While #Payup petitions and strikes are needed and necessary, the reality is—it will take years for all brands to value their ethics as much as their profits. While the slow fashion and fair-trade movements have taken massive strides, a large portion of the industry still utilizes cheap, unethical labor sources.
And while Cambodia’s limits on governmental aid seem negligent, the government relies heavily on two major industries for tax income—textiles and tourism—both of whom have taken substantial hits from COVID-19. The World Bank estimates that Cambodia’s poverty rates could increase “anywhere between 3 to 11 percent among households involved in key sectors like manufacturing and the garment industry.” The persistent strikes can keep the issue at the forefront of government officials’ minds, but the government’s capacity to provide adequate relief still lacks.
It feels morally wrong to watch millions of female workers remain reliant on fragile economic infrastructures and flawed money-hungry industries that haven’t served them historically.
But just like the fall of the Khmer Rouge, our current BLM movement, and every other lasting systemic shift, real change takes a two-pronged approach, combining short-term and long-term solutions.
For the last five years, we’ve fought human trafficking systemically by supporting fair-trade businesses in Phnom Penh’s burgeoning fashion sector. In addition to supporting production with sales through the NOMI brand, we also encourage global brands to support ethical supply chains by placing wholesale orders through our network. Our investment in Cambodian manufacturers helps them expand their workforce capacity and provide more safe, stable, and distinguished jobs to trafficking survivors and women at risk.
But the post-COVID reality has pushed us to more rapid, innovative program restructuring.
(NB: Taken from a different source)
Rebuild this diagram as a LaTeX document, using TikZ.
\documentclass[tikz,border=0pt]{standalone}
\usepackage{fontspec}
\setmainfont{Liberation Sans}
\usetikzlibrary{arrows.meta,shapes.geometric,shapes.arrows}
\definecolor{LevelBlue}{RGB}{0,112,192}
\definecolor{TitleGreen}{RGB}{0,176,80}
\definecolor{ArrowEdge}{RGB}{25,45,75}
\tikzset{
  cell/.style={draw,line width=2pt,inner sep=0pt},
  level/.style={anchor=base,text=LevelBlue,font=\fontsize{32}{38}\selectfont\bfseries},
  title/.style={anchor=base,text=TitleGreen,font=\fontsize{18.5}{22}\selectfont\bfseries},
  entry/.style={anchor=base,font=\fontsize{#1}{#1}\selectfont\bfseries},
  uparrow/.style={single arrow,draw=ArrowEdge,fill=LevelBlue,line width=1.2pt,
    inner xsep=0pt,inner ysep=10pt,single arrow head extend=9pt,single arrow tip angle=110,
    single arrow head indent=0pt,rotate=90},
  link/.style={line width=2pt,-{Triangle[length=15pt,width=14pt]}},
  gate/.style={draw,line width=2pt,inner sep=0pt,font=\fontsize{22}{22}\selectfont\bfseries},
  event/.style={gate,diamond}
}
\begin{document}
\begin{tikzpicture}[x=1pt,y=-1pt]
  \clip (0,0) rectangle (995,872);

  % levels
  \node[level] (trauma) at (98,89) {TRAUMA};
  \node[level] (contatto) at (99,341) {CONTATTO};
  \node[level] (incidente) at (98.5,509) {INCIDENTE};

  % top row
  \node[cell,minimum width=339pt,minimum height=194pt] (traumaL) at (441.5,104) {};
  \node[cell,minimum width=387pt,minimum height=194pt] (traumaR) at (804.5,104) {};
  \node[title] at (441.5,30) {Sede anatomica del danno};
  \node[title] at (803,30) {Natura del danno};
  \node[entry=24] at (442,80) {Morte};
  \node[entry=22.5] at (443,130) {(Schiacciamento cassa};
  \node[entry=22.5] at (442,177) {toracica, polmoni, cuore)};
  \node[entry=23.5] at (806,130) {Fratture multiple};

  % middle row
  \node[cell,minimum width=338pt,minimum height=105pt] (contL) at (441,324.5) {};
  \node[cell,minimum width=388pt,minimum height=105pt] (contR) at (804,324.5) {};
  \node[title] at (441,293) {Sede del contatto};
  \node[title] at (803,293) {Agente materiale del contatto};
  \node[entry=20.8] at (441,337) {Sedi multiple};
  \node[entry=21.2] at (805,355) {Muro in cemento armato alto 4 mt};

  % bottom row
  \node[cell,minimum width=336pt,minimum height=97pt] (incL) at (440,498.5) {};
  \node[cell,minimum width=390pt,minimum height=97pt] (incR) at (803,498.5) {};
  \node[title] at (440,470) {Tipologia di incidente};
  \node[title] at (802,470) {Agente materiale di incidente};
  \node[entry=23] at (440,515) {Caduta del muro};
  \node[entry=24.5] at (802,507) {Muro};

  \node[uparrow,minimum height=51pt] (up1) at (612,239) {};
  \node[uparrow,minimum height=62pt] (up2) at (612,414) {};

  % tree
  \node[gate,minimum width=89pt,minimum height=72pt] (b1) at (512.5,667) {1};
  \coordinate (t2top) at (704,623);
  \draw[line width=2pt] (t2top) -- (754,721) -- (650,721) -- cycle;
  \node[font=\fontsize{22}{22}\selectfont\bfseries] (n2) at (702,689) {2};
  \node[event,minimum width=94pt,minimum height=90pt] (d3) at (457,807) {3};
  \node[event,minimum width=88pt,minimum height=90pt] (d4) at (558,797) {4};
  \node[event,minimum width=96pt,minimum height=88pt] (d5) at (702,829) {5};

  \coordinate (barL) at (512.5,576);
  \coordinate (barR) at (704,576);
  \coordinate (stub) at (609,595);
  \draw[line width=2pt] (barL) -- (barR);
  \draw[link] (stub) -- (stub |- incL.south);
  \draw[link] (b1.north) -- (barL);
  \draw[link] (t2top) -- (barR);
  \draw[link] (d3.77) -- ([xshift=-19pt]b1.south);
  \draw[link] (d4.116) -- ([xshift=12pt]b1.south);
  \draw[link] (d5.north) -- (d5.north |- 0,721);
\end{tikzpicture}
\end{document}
At our NIFT (Nomi International Fashion Training) school in Phnom Penh, we have added training in savings, client servicing, and budgeting to our class schedule. We are also hosting virtual forums where manufacturers can strategize post-COVID business solutions with one another. As we continue our online fashion training courses, our teaching staff is available to consult local designers and producers as they navigate the current economic uncertainty.
As we prepare to launch our new program in Poipet, we are integrating our Nomi Network Fashion Incubator (NNFI) job creation experience with the trauma-informed, economic empowerment program that we employ in India.
As we expand and reach more marginalized women in Cambodia, we will support them with job skills training and connections to ethical, fair-trade employers. But beyond that, we will help them foster financial literacy, entrepreneurial savvy, and self-agency needed to reach financial independence and rewrite narratives for themselves and future generations.
While cultivating financial literacy and access to fair-trade jobs won’t resolve a global supply chain slowdown or decades of economic instability, it plays an essential role in this collective fight.
View this post on Instagram
We believe it’s okay to admit that we don’t have all the answers. But somewhere between the spikes of conscious consumerism, tenacious protesting, and progressive philanthropic solutions, we can fight this fight together—advocating for women around the world who have faced the brunt of the supply chain’s shortcomings for far too long.